David Runyion sarcastically responded:

>First of all, this is silly!  How could you have heard a bit in Music
>Appreciation??? Was it a recording of the work? Ha ha that would be a good
>way to fill up a disc, just turn on the machine for 4'33"...but seriously,
>did someone do the abridged version of 4'33"?? 2'16.5"?  ...

I am puzzled at David's comments in response to "[log in to unmask]".  Cage's
piece (4'33') has been recorded, so it is both possible for it to be played
in class and possible for "a bit" of a particular recording to be played.

David's discussion of an "abridged version" of the piece is also puzzling.
There is a lot of confusion about 4'33", and it might be helpful to clear
it up.  First, 4'33" is not Cage's original name for the piece.  The name
was intended to vary with the performance, and the name was supposed to
be the duration for that particular performance.  For example, if an oboe
player "performed" the work with the intention that it would last 2'10",
then that would be the title, according to Cage's instructions.  The piece
is written for any instrument and any combination of isntruments.  The
piece is in three movements, with the only instruction in the score for
each movement being "tacet" (silent).  You typically encounter a "tacet"
instruction in instrumental parts where a particular instrumentalist is
supposed to play nothing for the entire duration of a movement.  Thus,
Cage's instrument to the performer or performers is that there are three
movements during which they are supposed to play absolutely nothing; and it
is entirely up to the peformer(s) as to how long they will play nothing.

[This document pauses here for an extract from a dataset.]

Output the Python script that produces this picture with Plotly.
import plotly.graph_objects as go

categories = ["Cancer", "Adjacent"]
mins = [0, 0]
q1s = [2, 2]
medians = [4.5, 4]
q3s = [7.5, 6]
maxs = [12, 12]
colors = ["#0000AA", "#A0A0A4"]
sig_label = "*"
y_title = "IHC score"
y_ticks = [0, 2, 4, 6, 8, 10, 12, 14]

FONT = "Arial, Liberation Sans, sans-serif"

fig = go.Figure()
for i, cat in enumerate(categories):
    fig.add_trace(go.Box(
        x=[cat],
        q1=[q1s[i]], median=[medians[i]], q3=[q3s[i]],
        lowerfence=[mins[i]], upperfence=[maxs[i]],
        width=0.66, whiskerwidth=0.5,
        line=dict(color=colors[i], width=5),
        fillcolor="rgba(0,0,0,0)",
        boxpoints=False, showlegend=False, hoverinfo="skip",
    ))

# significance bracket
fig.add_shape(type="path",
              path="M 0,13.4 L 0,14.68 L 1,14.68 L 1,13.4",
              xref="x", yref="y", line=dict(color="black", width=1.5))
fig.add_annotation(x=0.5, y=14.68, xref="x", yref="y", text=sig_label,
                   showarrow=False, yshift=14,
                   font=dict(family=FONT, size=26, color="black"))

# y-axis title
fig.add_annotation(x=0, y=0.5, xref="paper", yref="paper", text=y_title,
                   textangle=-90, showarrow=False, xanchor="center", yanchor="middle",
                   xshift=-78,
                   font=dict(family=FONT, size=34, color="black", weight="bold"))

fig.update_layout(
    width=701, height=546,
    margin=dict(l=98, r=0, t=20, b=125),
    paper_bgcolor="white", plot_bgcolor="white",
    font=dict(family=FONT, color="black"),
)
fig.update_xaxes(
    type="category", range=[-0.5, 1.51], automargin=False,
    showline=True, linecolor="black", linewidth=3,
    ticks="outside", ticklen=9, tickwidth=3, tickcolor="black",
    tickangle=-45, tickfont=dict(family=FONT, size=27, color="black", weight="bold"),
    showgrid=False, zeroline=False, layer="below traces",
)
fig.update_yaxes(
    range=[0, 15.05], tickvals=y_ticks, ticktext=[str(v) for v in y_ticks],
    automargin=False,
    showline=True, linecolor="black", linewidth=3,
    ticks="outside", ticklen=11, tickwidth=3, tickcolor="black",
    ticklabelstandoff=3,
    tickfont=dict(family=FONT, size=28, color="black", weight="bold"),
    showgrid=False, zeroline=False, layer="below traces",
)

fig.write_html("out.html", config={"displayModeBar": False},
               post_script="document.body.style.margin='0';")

The reason why the piece is commonly referred to as 4'33" (I have also seen
it referred to as "tacet") is that was the duration for the total timing of
the three movements when David Tudor (pianist) gave the first performance
(I believe) in 1952.  Tudor demarcated the three movements by opening and
closing the keyboard lid (to begin and end each movement), and, if memory
serves me correctly, he used a stop watch to time each movement.

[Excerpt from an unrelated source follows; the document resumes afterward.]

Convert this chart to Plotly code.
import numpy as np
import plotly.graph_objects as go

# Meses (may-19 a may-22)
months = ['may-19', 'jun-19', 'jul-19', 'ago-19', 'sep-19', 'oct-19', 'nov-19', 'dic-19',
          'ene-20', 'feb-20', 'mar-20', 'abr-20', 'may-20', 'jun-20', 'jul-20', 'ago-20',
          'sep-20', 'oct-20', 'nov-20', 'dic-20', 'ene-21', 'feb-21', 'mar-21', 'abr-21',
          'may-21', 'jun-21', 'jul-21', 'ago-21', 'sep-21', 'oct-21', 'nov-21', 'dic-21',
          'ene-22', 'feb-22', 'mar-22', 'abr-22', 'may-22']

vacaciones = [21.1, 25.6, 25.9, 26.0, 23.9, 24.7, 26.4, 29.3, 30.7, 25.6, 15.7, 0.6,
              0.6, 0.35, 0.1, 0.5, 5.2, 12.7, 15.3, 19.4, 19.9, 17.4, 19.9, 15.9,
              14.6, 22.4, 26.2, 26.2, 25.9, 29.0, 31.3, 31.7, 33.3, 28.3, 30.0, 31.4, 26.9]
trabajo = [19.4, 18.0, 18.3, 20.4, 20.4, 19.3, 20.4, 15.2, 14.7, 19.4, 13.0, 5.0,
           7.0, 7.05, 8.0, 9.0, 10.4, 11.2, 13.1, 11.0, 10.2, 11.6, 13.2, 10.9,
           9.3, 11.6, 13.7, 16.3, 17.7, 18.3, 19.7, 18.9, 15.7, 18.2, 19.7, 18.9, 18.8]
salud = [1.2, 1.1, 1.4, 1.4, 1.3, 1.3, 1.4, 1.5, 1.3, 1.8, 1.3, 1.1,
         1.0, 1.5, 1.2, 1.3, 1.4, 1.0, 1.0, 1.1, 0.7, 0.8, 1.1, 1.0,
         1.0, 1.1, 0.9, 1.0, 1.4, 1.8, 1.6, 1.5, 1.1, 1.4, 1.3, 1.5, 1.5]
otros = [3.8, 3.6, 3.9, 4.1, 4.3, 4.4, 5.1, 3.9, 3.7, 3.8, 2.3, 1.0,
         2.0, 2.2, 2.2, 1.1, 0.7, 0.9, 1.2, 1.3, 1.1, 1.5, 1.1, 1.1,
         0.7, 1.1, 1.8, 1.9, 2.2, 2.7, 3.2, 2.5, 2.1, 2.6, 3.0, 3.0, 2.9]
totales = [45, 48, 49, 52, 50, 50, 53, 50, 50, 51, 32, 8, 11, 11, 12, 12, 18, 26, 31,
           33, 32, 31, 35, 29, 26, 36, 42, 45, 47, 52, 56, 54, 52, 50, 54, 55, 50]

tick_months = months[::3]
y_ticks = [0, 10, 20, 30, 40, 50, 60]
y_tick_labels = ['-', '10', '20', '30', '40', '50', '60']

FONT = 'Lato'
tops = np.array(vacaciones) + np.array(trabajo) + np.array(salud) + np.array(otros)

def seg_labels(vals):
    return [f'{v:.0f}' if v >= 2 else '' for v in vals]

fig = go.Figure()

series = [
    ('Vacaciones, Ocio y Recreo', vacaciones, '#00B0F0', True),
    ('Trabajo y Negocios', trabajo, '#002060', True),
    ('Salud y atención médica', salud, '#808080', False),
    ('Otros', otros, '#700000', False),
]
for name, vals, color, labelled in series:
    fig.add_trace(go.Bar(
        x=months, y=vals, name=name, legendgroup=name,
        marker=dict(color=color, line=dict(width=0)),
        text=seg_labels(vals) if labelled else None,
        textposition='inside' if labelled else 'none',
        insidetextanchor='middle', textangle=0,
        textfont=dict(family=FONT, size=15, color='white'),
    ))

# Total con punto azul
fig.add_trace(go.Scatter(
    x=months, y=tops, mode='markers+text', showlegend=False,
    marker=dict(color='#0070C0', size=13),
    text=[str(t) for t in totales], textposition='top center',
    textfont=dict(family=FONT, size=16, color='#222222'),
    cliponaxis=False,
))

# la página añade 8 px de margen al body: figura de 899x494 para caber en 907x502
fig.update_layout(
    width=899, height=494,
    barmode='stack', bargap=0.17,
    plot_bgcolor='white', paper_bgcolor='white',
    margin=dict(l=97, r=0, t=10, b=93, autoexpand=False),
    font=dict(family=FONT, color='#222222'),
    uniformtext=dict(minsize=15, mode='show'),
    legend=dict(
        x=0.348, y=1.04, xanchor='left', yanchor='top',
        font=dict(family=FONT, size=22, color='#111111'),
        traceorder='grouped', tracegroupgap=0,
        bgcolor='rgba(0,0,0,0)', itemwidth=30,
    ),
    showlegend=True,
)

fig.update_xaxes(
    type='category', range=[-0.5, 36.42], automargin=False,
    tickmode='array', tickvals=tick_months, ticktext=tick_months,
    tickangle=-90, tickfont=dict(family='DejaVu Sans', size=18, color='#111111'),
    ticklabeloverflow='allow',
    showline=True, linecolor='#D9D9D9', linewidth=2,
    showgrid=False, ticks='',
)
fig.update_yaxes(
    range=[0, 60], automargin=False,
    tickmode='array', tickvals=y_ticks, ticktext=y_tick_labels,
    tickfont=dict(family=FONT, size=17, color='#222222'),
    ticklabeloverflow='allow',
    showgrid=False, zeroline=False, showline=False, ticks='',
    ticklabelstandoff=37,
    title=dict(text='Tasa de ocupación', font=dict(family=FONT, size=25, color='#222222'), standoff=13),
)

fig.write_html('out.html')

In light of the instruction Cage gives, David is incorrect in even
contemplating an "abridged" version of the piece.  You can't abridge
something that has no pre-determined length.  Of course, you could, as a
music teacher, play a portion of a recording, in which case the class would
hear silence (or something approaching it) for a certain period of time.

Wes Crone wrote:

>>Well, not to sound sarcastic but, I have hear 4'33" every 4 minutes and 33
>>seconds that I'm walking to class or walking out to my car in the parking
>>lot or what have you.  I even can hear 4'33" while I'm heading to the lobby
>>for some Reese's.  ...

and David Runyion again sarcastically responded:

>Well, you do sound sarcastic, Wes, don't try to deny everything you say
>before you say it.  Good progress on the ellipses, BTW.  The problem here
>is you miss the entire point of the work, which is ok, but you shouldn't be
>sarcastic about abstract ideas you don't understand because it makes you
>look silly.  The point is, you *don't* hear 4'33" on your way to the snack
>bar, you hear the chaos of the noise of the day, unorganized, and you don't
>really listen to it, in fact we reject it, who wants to listen to cars and
>televisions and people farting in the lobby of the theater, but when it is
>the silence of the concert hall, when it is organized as a concert piece
>of music, when John Cage tells you to *listen* to the sound of "silence"
>then you really hear the "music" that naturally occurs in silence.  The
>important distinction to me is the fact that it is in the concert hall
>during a presentation of music that we hear this piece.   ...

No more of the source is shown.